OREANDA-NEWS. April 28, 2015. Fitch Ratings has revised the Russian Republic of Udmurtia's (Udmurtia) Outlook to Negative from Stable and affirmed its Long-term foreign and local currency Issuer Default Ratings (IDRs) at 'BB-', National Long-term rating at 'A+(rus)' and its Short-term foreign currency IDR at 'B'.

Udmurtia's outstanding senior unsecured domestic bonds have been affirmed at 'BB-' and 'A+(rus)'.

KEY RATING DRIVERS

The Outlook revision reflects the following rating drivers and their relative weights:

HIGH

Fitch expects Udmurtia's current balance will remain negative over the medium-term in light of increased interest rates on the national capital market and the republic's growing debt. At the same time the agency projects a recovery in the operating margin to 1%-3% in 2015-2017 after having been in negative territory during 2012-2014. The administration has communicated a strong intent to curb operating expenditure, which has historically expanded rapidly.

Fitch expects the republic's deficit before debt to narrow in 2015, on sharp cutbacks to capital expenditure, but to remain at a still hefty 10% of total revenue. The region does not plan to undertake new capital projects and will only complete those that are in well in advance or those which are largely co-financed by the federal government. In 2014 the deficit peaked at 21% of total revenue, due to a negative operating balance and high capex.

MEDIUM

Fitch expects direct risk will continue to increase, possibly to over 90% of current revenue in 2016. In 2014 direct risk was RUB37.9bn, or 75% of current revenue (2013: 63%). In mitigation, the republic received RUB7bn of subsidised loans from the federal government with a three-year maturity to refinance part of its capital market debt. This will help Udmurtia to save on interest costs in the medium-term.

Refinancing pressure is high as the republic faces a repayment of 94% of total direct risk in 2015-2017. For 2015 Udmurtia faces RUB10.6bn of repayments, RUB7bn of which are bank loans and the remainder is issued debt and budget loans. The republic expects to refinance almost half of the debt by RUB4.7bn of new budget loans. There is also a possibility that RUB1.3bn of budget loans due in 2015 will be rolled over by the federal government.

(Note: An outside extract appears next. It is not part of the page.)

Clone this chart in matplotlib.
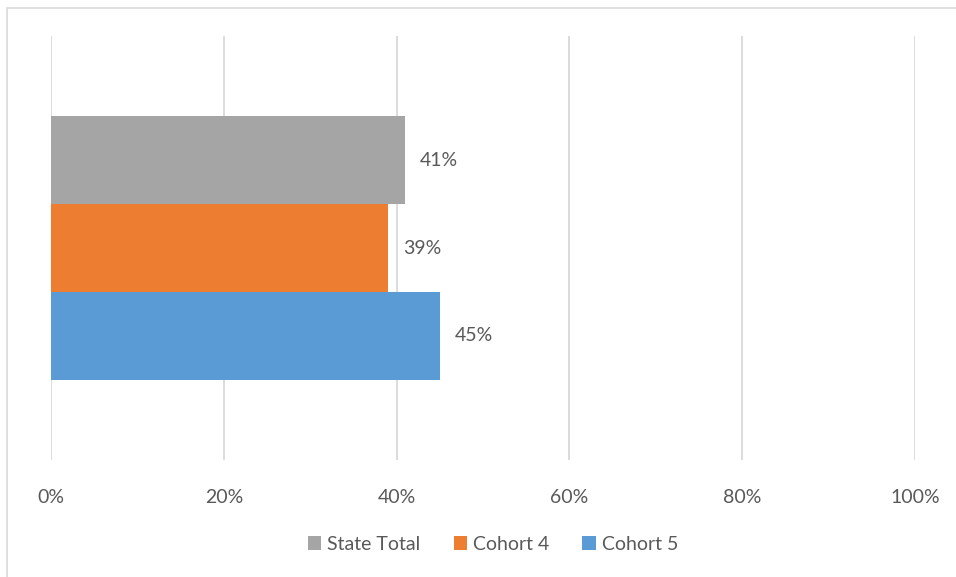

The remaining debt and an expected budget deficit of RUB5.7bn will be covered by bank loans. The republic plans to contract them in the 2H15 when most of the repayments are due and when market interest rates are likely to be lower.

Udmurtia's ratings also reflect the following key rating drivers:

The republic has a well-diversified industrial sector, which is dominated by oil extraction, metallurgy and machine building. This supports Udmurtia's wealth metrics in line with the national median. However, in 2013-2014 the republic's real economic growth was close to zero and below national growth. Fitch expects national GDP to shrink 4.5% yoy in 2015, eroding the republic's tax proceeds.

RATING SENSITIVITIES

An inability to restore the current balance to positive territory and to ease high refinancing pressure would lead to a downgrade.